Perspektive 1: Zentraler Krisenstab
Ruhe, Ruhe und nochmals Ruhe
Am 26. April 1986 flog ein Atomreaktor im eher unbekannten AKW Tschernobyl in die Luft. Was in den Wochen darauf folgte, war am europäischen Kontinent der Nachkriegszeit die erste transnationale Krise mit einem unsichtbaren Gegner: Verstrahlung. Eine der Lehren aus der Krise damals war die Einrichtung des zentralen Krisenstabs beim Land OÖ. In den Jahrzehnten seither wurde dieser sukzessive weiterentwickelt und bewährte sich bei so manchem Anlassfall wie beispielsweise den großen Donau-Hochwässern. Vor einem Jahr gab es dann mit Corona eine Bewährungsprobe ganz anderer Art. Seit Februar steht an der Spitze des Krisenstabs die neue Chefin der Direktion IKD, Mag. Carmen Breitwieser. Wie sie das Jahr erlebt hat, schildert sie im Gespräch:
Wir LBD: Frau Dir. Breitwieser, Sie haben die Corona Krise aus zwei beruflichen Perspektiven kennen gelernt: anfangs als Bezirkshauptfrau von Steyr-Land, zuletzt nun als Leiterin des zentralen Krisenstabs in Linz. Was macht den Unterschied aus?
Breitweiser: Der hauptsächliche Unterschied liegt in der Dimension der Entscheidungen. Als Bezirkshauptfrau steht man an der Front und muss umsetzen, was im besten Fall klar vorgegeben ist.
Wie kann man sich die Arbeit an der Spitze des Krisenmanagements vorstellen? Herrscht dort eher die Ruhe im Auge des Orkans, oder bläst der Wind noch rauer als sonst wo?

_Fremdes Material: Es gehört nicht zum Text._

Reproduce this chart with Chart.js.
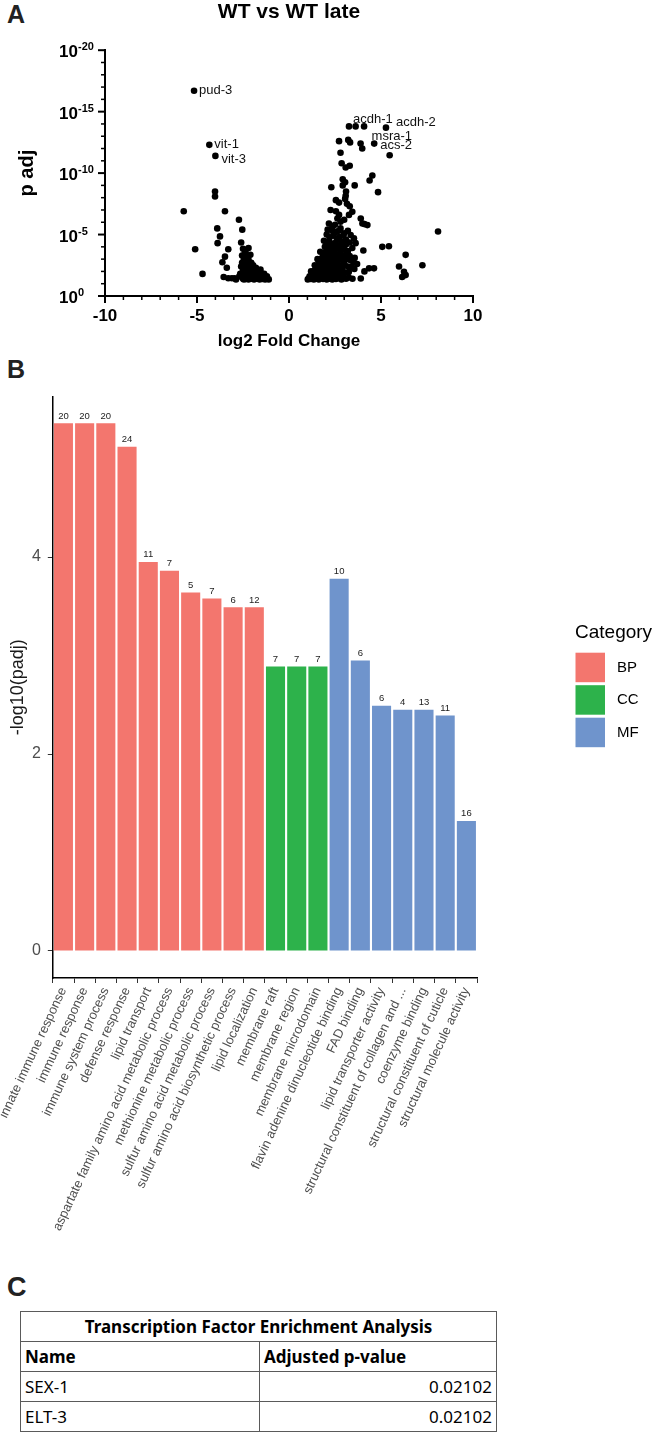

Das Managen einer Krise verlangt Ruhe, Ruhe und nochmals Ruhe. Diese zu bewahren gelingt natürlich nicht immer. Entscheidend ist, dass man sich niemals vom Sturm mitreißen lässt und sich immer wieder ganz schnell und konsequent auf die verantwortungsvolle Aufgabe konzentriert. Wir arbeiten hervorragend zusammen. Wenn jemand kurzzeitig versucht ist, die „Nerven wegzuwerfen“, unterstützen wir uns gegenseitig.
Kann man nach 12 Monaten Krisenmanagement in der Landesverwaltung inzwischen irgendwie von Routine reden, oder zwingt einem Corona weiterhin von Tag zu Tag seine eigene Agenda auf?
Von Routine sind wir leider weit entfernt. Mutationen, Dauertestungen, neue Testverfahren, Impfungen etc. sorgen dafür, dass wir beinahe täglich eine neue „Überraschung“ erleben, die uns massiv fordert und den Tagesablauf bestimmt.
Die Krisenstabsarbeit hat die Linienarbeit in der Landesverwaltung streckenweise zum Erliegen gebracht. Wie schaut es jetzt mit den Ressourcen aus?
Tatsächlich ist es weiterhin so, dass wir jede Kollegin und jeden Kollegen brauchen. Ich sehe es als wunderbares und den Oö. Landesdienst besonders auszeichnendes Zeichen der Solidarität, dass wir zusammenhelfen, obwohl wir alle viel Arbeit in der Linie hätten/haben.
Krisenmanagement läuft auf vielen Ebenen. Die einen preisen den Föderalismus als in der Krise besonders effektiv, andere machen ihn für alles verantwortlich, was zu lange, zu kompliziert und unübersichtlich ist. Sehen Sie in Sachen Kompetenzverteilung Verbesserungsbedarf?
Ich bin überzeugt, dass sich der Föderalismus und insbesondere auch die Bezirkshauptmannschaften in der Krise bewährt haben. Das zuständige Bundesministerium kann ja Vorgaben machen, die österreichweit einheitlich gelten, soweit sie nur nachvollziehbar und klar genug sind. Sind sie das nicht, müssen sie interpretiert werden und hier kann es zu Unterschieden kommen. Das hat mit dem Föderalismus nichts zu tun.
Der Großteil Österreichs wartet auf die Impfung. Wann sind wir Landesbedienstete dran?
Wenn Landesbedienstete nicht aus anderen Gründen früher geimpft werden, werden sie mit allen anderen Oberösterreicherinnen und Oberösterreichern geimpft, sobald genügend Impfstoff vorhanden ist.
Wo planen Sie heuer Ihren Sommerurlaub?
Sollte im Sommer ein Urlaub möglich sein, werden wir Verwandte in Südtirol besuchen und ansonsten aus heutiger Sicht in Österreich bleiben.